-- START OF Data to process --

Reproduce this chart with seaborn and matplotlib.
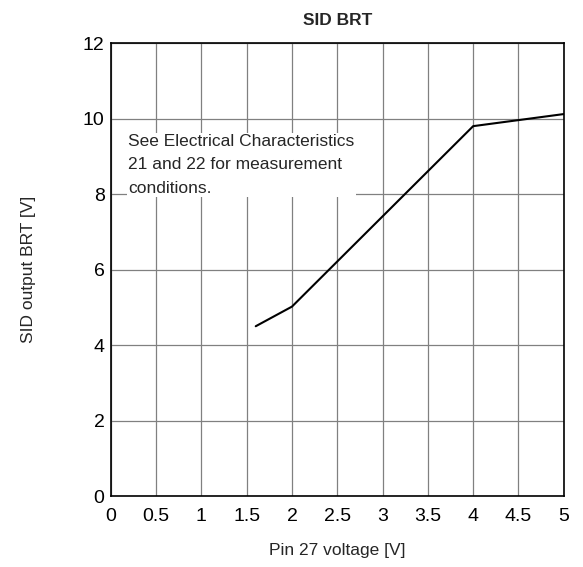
import matplotlib
matplotlib.use("Agg")
import matplotlib.pyplot as plt
import seaborn as sns
import pandas as pd

# values
pin_voltage = [1.6, 2.0, 4.0, 5.0]
sid_output = [4.5, 5.02, 9.8, 10.12]

x_ticks = [0, 0.5, 1, 1.5, 2, 2.5, 3, 3.5, 4, 4.5, 5]
x_labels = ["0", "0.5", "1", "1.5", "2", "2.5", "3", "3.5", "4", "4.5", "5"]
y_ticks = [0, 2, 4, 6, 8, 10, 12]

sns.set_style("white")
plt.rcParams['font.family'] = ['Liberation Sans', 'DejaVu Sans']

df = pd.DataFrame({"pin": pin_voltage, "out": sid_output})

fig = plt.figure(figsize=(5.83, 5.67), dpi=100)
ax = fig.add_axes([0.190, 0.125, 0.777, 0.799])

sns.lineplot(data=df, x="pin", y="out", ax=ax, color="black", linewidth=1.5,
             sort=False, estimator=None)

ax.set_xlim(0, 5)
ax.set_ylim(0, 12)
ax.set_xticks(x_ticks)
ax.set_xticklabels(x_labels)
ax.set_yticks(y_ticks)
ax.tick_params(axis="both", length=0, labelsize=14, colors="black")
ax.tick_params(axis="x", pad=8.5)
ax.tick_params(axis="y", pad=4.5)
ax.grid(True, color="#808080", linewidth=0.9)
ax.set_axisbelow(True)
for s in ax.spines.values():
    s.set_color("black")
    s.set_linewidth(1.2)
    s.set_visible(True)

ax.set_xlabel("Pin 27 voltage [V]", fontsize=12.5, labelpad=13)
ax.set_ylabel("SID output BRT [V]", fontsize=12.5, labelpad=34)
ax.set_title("SID BRT", fontsize=12.5, fontweight="bold", pad=13)

# note box, white background hides the grid behind it
ax.text(0.19, 9.59, "See Electrical Characteristics\n21 and 22 for measurement\nconditions.",
        fontsize=12.5, va="top", ha="left", linespacing=1.7,
        bbox=dict(facecolor="white", edgecolor="none", pad=1))

fig.savefig("out.png", dpi=100)
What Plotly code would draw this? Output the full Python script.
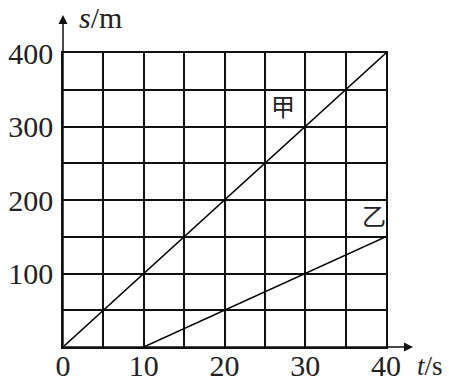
import plotly.graph_objects as go

# data
jia_t = [0, 40]
jia_s = [0, 400]
yi_t = [10, 40]
yi_s = [0, 150]
x_tickvals = [0, 5, 10, 15, 20, 25, 30, 35, 40]
x_ticktext = ["0", "", "10", "", "20", "", "30", "", "40"]
y_tickvals = [0, 50, 100, 150, 200, 250, 300, 350, 400]
y_ticktext = ["", "", "100", "", "200", "", "300", "", "400"]

serif = "Liberation Serif, Times New Roman, serif"
cjk = "Noto Sans CJK SC"
FS = 30

fig = go.Figure()
fig.add_trace(go.Scatter(x=jia_t, y=jia_s, mode="lines",
                         line=dict(color="black", width=1.5), showlegend=False))
fig.add_trace(go.Scatter(x=yi_t, y=yi_s, mode="lines",
                         line=dict(color="black", width=1.5), showlegend=False))

axis_common = dict(showgrid=True, gridcolor="#111", gridwidth=1.5,
                   zeroline=False, showline=True, mirror=True,
                   linecolor="#111", linewidth=1.5, ticks="",
                   automargin=False,
                   tickfont=dict(family=serif, size=FS, color="#222"))

fig.update_layout(
    width=449, height=382,
    margin=dict(l=63, r=63, t=53, b=35),
    paper_bgcolor="white", plot_bgcolor="white",
    font=dict(family=serif, size=FS, color="#222"),
    xaxis=dict(range=[0, 40], tickvals=x_tickvals, ticktext=x_ticktext,
               ticklabelstandoff=-9, **axis_common),
    yaxis=dict(range=[0, 400], tickvals=y_tickvals, ticktext=y_ticktext,
               ticklabelstandoff=2, **axis_common),
)

# axes with arrows
fig.add_annotation(x=0, xref="x", y=(347 - 15) / 294, yref="paper",
                   ax=0, ay=332, axref="pixel", ayref="pixel",
                   showarrow=True, arrowhead=2, arrowsize=1.2, arrowwidth=1.5,
                   arrowcolor="#111", text="")
fig.add_annotation(x=(413 - 63) / 323, xref="paper", y=0, yref="y",
                   ax=-350, ay=0, axref="pixel", ayref="pixel",
                   showarrow=True, arrowhead=2, arrowsize=1.2, arrowwidth=1.5,
                   arrowcolor="#111", text="")

# axis names
fig.add_annotation(x=(78 - 63) / 323, xref="paper", y=(347 - 18) / 294, yref="paper",
                   text="<i>s</i>/m", showarrow=False, xanchor="left", yanchor="middle",
                   borderpad=0, font=dict(family=serif, size=FS, color="#222"))
fig.add_annotation(x=(444 - 63) / 323, xref="paper", y=-19 / 294, yref="paper",
                   text="<i>t</i>/s", showarrow=False, xanchor="right", yanchor="middle",
                   borderpad=0, font=dict(family=serif, size=27, color="#222"))

# line labels
fig.add_annotation(x=27.2, y=328, text="甲", showarrow=False,
                   font=dict(family=cjk, size=24, color="#222"))
fig.add_annotation(x=38.5, y=180, text="乙", showarrow=False,
                   font=dict(family=cjk, size=24, color="#222"))

fig.write_html("out.html")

-- END OF Data to process --

→ **Task objective**:
Please transcribe the material above exactly as written. Leave the pictures out.

→ **Exercise solution**:
Reproduce this chart with seaborn and matplotlib.
import matplotlib
matplotlib.use("Agg")
import matplotlib.pyplot as plt
import seaborn as sns
import pandas as pd

# values
pin_voltage = [1.6, 2.0, 4.0, 5.0]
sid_output = [4.5, 5.02, 9.8, 10.12]

x_ticks = [0, 0.5, 1, 1.5, 2, 2.5, 3, 3.5, 4, 4.5, 5]
x_labels = ["0", "0.5", "1", "1.5", "2", "2.5", "3", "3.5", "4", "4.5", "5"]
y_ticks = [0, 2, 4, 6, 8, 10, 12]

sns.set_style("white")
plt.rcParams['font.family'] = ['Liberation Sans', 'DejaVu Sans']

df = pd.DataFrame({"pin": pin_voltage, "out": sid_output})

fig = plt.figure(figsize=(5.83, 5.67), dpi=100)
ax = fig.add_axes([0.190, 0.125, 0.777, 0.799])

sns.lineplot(data=df, x="pin", y="out", ax=ax, color="black", linewidth=1.5,
             sort=False, estimator=None)

ax.set_xlim(0, 5)
ax.set_ylim(0, 12)
ax.set_xticks(x_ticks)
ax.set_xticklabels(x_labels)
ax.set_yticks(y_ticks)
ax.tick_params(axis="both", length=0, labelsize=14, colors="black")
ax.tick_params(axis="x", pad=8.5)
ax.tick_params(axis="y", pad=4.5)
ax.grid(True, color="#808080", linewidth=0.9)
ax.set_axisbelow(True)
for s in ax.spines.values():
    s.set_color("black")
    s.set_linewidth(1.2)
    s.set_visible(True)

ax.set_xlabel("Pin 27 voltage [V]", fontsize=12.5, labelpad=13)
ax.set_ylabel("SID output BRT [V]", fontsize=12.5, labelpad=34)
ax.set_title("SID BRT", fontsize=12.5, fontweight="bold", pad=13)

# note box, white background hides the grid behind it
ax.text(0.19, 9.59, "See Electrical Characteristics\n21 and 22 for measurement\nconditions.",
        fontsize=12.5, va="top", ha="left", linespacing=1.7,
        bbox=dict(facecolor="white", edgecolor="none", pad=1))

fig.savefig("out.png", dpi=100)
What Plotly code would draw this? Output the full Python script.
import plotly.graph_objects as go

# data
jia_t = [0, 40]
jia_s = [0, 400]
yi_t = [10, 40]
yi_s = [0, 150]
x_tickvals = [0, 5, 10, 15, 20, 25, 30, 35, 40]
x_ticktext = ["0", "", "10", "", "20", "", "30", "", "40"]
y_tickvals = [0, 50, 100, 150, 200, 250, 300, 350, 400]
y_ticktext = ["", "", "100", "", "200", "", "300", "", "400"]

serif = "Liberation Serif, Times New Roman, serif"
cjk = "Noto Sans CJK SC"
FS = 30

fig = go.Figure()
fig.add_trace(go.Scatter(x=jia_t, y=jia_s, mode="lines",
                         line=dict(color="black", width=1.5), showlegend=False))
fig.add_trace(go.Scatter(x=yi_t, y=yi_s, mode="lines",
                         line=dict(color="black", width=1.5), showlegend=False))

axis_common = dict(showgrid=True, gridcolor="#111", gridwidth=1.5,
                   zeroline=False, showline=True, mirror=True,
                   linecolor="#111", linewidth=1.5, ticks="",
                   automargin=False,
                   tickfont=dict(family=serif, size=FS, color="#222"))

fig.update_layout(
    width=449, height=382,
    margin=dict(l=63, r=63, t=53, b=35),
    paper_bgcolor="white", plot_bgcolor="white",
    font=dict(family=serif, size=FS, color="#222"),
    xaxis=dict(range=[0, 40], tickvals=x_tickvals, ticktext=x_ticktext,
               ticklabelstandoff=-9, **axis_common),
    yaxis=dict(range=[0, 400], tickvals=y_tickvals, ticktext=y_ticktext,
               ticklabelstandoff=2, **axis_common),
)

# axes with arrows
fig.add_annotation(x=0, xref="x", y=(347 - 15) / 294, yref="paper",
                   ax=0, ay=332, axref="pixel", ayref="pixel",
                   showarrow=True, arrowhead=2, arrowsize=1.2, arrowwidth=1.5,
                   arrowcolor="#111", text="")
fig.add_annotation(x=(413 - 63) / 323, xref="paper", y=0, yref="y",
                   ax=-350, ay=0, axref="pixel", ayref="pixel",
                   showarrow=True, arrowhead=2, arrowsize=1.2, arrowwidth=1.5,
                   arrowcolor="#111", text="")

# axis names
fig.add_annotation(x=(78 - 63) / 323, xref="paper", y=(347 - 18) / 294, yref="paper",
                   text="<i>s</i>/m", showarrow=False, xanchor="left", yanchor="middle",
                   borderpad=0, font=dict(family=serif, size=FS, color="#222"))
fig.add_annotation(x=(444 - 63) / 323, xref="paper", y=-19 / 294, yref="paper",
                   text="<i>t</i>/s", showarrow=False, xanchor="right", yanchor="middle",
                   borderpad=0, font=dict(family=serif, size=27, color="#222"))

# line labels
fig.add_annotation(x=27.2, y=328, text="甲", showarrow=False,
                   font=dict(family=cjk, size=24, color="#222"))
fig.add_annotation(x=38.5, y=180, text="乙", showarrow=False,
                   font=dict(family=cjk, size=24, color="#222"))

fig.write_html("out.html")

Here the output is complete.